Task: Print the lines starting at the line containing "Recreate this image as a Python" and ending at the line containing "title = '染料木苷-26071401'", exactly and in full, without the pictures.

Data to use:

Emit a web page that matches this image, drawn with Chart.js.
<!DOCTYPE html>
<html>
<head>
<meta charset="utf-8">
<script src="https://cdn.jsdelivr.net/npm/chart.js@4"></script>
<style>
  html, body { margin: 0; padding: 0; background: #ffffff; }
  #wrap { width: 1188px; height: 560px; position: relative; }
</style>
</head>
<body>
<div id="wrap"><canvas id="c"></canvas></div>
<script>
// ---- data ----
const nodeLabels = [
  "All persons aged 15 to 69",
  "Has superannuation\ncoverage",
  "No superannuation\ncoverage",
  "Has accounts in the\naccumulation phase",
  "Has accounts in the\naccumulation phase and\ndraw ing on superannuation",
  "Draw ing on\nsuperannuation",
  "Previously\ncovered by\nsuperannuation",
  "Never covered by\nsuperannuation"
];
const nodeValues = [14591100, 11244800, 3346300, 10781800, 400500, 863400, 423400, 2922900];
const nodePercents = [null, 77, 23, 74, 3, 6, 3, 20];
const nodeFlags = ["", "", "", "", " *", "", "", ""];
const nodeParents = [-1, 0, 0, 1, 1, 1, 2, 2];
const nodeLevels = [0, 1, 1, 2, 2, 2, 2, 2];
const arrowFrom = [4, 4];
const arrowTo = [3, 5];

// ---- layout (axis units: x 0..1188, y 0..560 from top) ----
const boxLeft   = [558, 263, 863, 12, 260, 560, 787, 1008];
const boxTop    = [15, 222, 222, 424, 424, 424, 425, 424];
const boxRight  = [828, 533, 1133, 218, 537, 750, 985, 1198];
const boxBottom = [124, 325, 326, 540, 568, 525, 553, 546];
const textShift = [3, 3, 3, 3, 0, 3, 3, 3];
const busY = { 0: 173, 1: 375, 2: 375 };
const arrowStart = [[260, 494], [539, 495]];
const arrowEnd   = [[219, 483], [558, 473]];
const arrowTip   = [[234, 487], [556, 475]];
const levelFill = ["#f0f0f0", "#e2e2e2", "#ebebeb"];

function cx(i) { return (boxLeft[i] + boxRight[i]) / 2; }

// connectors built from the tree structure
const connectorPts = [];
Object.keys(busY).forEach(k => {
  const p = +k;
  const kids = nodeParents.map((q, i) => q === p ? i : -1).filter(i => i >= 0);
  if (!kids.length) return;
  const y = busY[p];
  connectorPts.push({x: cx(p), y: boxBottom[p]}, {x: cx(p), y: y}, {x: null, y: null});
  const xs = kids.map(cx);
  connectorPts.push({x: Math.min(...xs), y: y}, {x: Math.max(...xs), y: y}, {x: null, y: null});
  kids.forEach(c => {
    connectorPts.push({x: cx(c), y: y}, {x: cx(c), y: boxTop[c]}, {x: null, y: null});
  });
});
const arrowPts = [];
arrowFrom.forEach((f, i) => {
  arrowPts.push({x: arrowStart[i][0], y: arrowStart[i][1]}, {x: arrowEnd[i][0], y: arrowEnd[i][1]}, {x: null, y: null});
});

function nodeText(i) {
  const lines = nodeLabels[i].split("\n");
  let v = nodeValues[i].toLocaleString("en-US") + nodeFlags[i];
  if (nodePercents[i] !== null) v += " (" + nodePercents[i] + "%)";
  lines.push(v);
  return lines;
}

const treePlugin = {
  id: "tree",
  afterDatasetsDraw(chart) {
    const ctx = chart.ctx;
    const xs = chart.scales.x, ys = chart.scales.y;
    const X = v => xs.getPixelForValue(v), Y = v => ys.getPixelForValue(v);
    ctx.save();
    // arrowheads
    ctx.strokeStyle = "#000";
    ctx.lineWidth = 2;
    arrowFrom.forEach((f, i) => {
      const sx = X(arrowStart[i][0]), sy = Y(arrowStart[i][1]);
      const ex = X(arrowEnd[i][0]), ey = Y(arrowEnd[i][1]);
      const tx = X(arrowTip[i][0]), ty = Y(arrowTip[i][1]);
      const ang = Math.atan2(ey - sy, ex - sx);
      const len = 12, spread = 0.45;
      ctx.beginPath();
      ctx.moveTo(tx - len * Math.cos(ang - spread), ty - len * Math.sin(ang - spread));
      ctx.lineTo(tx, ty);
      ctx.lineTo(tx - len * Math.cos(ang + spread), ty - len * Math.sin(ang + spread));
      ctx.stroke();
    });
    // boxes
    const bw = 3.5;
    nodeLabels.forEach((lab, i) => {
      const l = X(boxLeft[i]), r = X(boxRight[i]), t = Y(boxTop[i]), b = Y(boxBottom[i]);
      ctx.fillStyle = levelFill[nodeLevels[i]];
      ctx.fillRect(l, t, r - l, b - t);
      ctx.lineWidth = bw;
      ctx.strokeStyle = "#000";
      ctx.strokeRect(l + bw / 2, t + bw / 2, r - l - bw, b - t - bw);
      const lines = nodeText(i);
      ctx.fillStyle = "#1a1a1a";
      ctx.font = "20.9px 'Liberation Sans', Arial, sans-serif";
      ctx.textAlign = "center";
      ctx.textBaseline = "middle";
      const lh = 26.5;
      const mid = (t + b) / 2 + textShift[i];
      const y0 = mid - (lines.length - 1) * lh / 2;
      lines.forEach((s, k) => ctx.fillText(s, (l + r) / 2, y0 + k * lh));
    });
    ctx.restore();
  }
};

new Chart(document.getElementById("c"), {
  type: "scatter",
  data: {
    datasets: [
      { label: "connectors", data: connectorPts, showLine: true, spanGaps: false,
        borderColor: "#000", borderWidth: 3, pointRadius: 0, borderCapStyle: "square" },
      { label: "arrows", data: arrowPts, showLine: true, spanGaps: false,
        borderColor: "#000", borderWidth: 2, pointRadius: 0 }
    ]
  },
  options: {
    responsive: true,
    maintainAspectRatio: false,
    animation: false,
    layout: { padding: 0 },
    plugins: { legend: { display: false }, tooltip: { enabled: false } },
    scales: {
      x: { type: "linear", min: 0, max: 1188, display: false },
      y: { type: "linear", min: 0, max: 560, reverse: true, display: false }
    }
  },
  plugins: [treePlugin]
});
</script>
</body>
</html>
* * *
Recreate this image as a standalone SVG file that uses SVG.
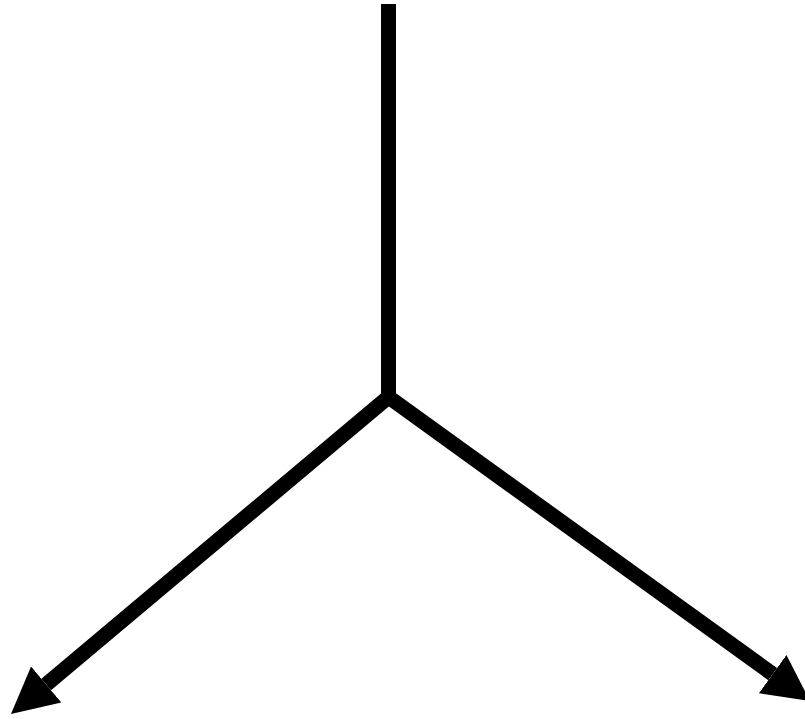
---
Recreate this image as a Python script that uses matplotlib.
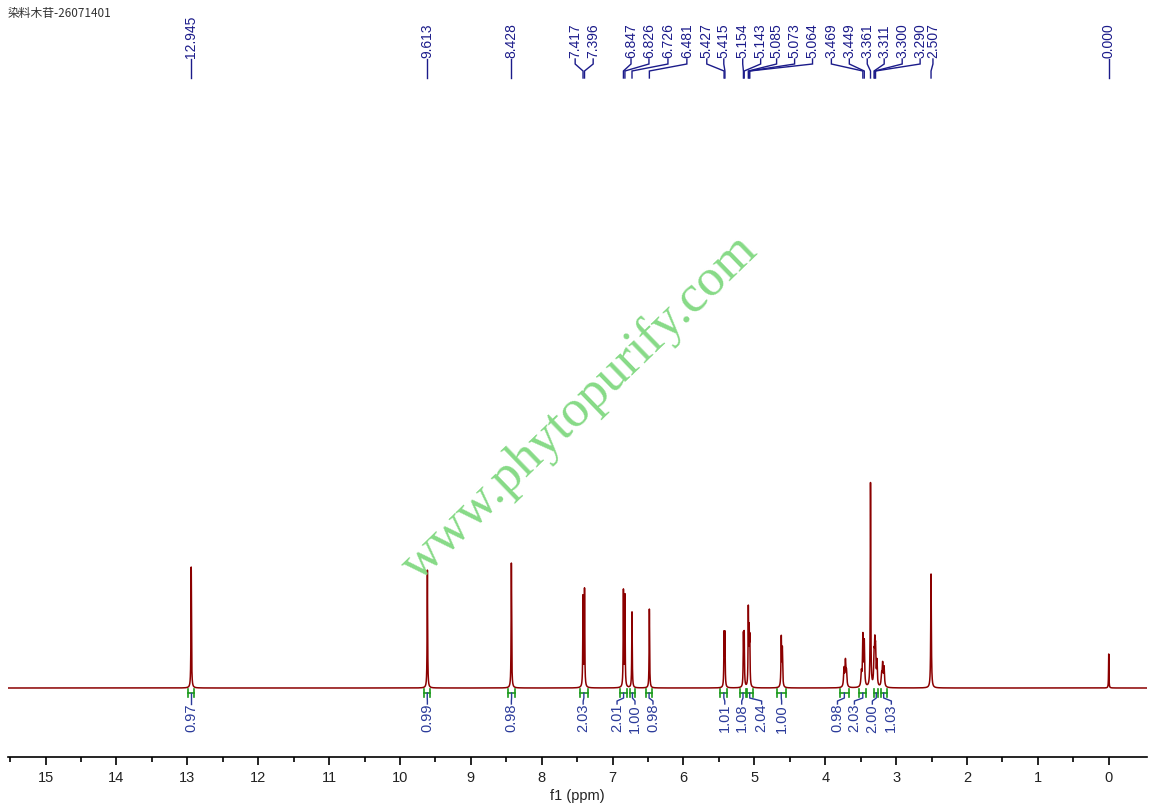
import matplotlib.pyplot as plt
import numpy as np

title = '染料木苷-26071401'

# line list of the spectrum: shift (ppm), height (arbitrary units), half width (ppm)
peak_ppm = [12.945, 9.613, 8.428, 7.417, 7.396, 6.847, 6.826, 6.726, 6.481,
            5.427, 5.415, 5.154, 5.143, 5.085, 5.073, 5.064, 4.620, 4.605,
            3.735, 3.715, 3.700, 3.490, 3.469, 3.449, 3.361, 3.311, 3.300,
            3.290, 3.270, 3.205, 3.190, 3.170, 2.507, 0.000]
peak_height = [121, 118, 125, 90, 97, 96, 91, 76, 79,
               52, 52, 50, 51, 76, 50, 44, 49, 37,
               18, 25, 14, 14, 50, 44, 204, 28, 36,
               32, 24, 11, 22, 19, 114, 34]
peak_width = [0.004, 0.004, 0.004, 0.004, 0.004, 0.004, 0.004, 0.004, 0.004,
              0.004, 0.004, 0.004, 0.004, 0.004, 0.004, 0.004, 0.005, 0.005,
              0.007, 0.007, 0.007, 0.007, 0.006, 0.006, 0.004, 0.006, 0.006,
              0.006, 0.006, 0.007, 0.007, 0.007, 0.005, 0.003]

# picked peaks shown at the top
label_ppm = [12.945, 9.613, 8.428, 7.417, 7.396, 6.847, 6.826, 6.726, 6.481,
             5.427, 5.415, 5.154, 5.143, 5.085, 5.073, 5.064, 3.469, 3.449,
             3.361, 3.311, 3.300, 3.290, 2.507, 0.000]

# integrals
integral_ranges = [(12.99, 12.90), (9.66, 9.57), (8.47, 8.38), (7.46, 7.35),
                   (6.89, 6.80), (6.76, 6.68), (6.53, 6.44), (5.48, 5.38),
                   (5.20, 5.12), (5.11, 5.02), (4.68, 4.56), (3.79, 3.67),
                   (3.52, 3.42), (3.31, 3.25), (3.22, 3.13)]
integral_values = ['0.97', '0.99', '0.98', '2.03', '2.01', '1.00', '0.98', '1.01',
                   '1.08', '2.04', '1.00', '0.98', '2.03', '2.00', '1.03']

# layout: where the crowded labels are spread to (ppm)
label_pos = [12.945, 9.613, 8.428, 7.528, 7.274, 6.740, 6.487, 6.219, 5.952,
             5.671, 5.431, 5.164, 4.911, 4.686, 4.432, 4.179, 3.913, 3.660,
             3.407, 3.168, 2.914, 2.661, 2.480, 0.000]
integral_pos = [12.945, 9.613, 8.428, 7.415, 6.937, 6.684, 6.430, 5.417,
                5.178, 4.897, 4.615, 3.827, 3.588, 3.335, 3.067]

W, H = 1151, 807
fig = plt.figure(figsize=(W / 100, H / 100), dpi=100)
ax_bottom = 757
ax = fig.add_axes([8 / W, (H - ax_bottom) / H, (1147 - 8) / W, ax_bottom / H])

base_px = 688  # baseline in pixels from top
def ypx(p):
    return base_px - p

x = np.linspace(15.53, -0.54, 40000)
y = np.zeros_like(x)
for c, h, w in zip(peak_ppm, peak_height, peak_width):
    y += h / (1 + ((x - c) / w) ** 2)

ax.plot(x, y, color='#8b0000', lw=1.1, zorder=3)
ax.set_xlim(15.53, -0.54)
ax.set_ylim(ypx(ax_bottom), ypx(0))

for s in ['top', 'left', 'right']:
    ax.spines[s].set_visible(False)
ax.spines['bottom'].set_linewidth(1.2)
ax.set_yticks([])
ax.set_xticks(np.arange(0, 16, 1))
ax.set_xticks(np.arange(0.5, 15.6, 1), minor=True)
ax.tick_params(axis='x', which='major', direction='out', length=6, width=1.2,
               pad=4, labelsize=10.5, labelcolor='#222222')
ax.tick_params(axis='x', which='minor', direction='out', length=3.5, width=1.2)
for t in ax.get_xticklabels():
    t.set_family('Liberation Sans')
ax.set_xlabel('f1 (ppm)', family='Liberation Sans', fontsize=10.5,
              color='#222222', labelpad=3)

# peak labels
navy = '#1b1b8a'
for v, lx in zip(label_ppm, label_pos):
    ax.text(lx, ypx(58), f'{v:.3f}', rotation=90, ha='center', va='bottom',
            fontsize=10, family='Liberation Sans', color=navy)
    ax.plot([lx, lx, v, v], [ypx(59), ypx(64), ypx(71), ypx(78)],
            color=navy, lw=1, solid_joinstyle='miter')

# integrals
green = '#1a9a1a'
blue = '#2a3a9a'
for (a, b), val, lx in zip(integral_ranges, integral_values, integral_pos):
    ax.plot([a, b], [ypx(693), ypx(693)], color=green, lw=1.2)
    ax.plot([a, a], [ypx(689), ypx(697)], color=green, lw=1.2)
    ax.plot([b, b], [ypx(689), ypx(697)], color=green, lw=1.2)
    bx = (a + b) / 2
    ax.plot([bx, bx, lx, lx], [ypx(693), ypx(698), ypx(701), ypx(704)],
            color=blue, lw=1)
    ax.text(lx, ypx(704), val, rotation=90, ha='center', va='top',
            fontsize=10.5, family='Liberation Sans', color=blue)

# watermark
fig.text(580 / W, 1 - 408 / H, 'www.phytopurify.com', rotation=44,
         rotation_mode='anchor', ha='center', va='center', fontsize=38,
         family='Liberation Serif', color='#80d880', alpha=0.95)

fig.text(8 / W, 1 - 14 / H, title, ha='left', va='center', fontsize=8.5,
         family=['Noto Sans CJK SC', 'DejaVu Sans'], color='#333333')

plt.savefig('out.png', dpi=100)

Response to the exercise:
Recreate this image as a Python script that uses matplotlib.
import matplotlib.pyplot as plt
import numpy as np

title = '染料木苷-26071401'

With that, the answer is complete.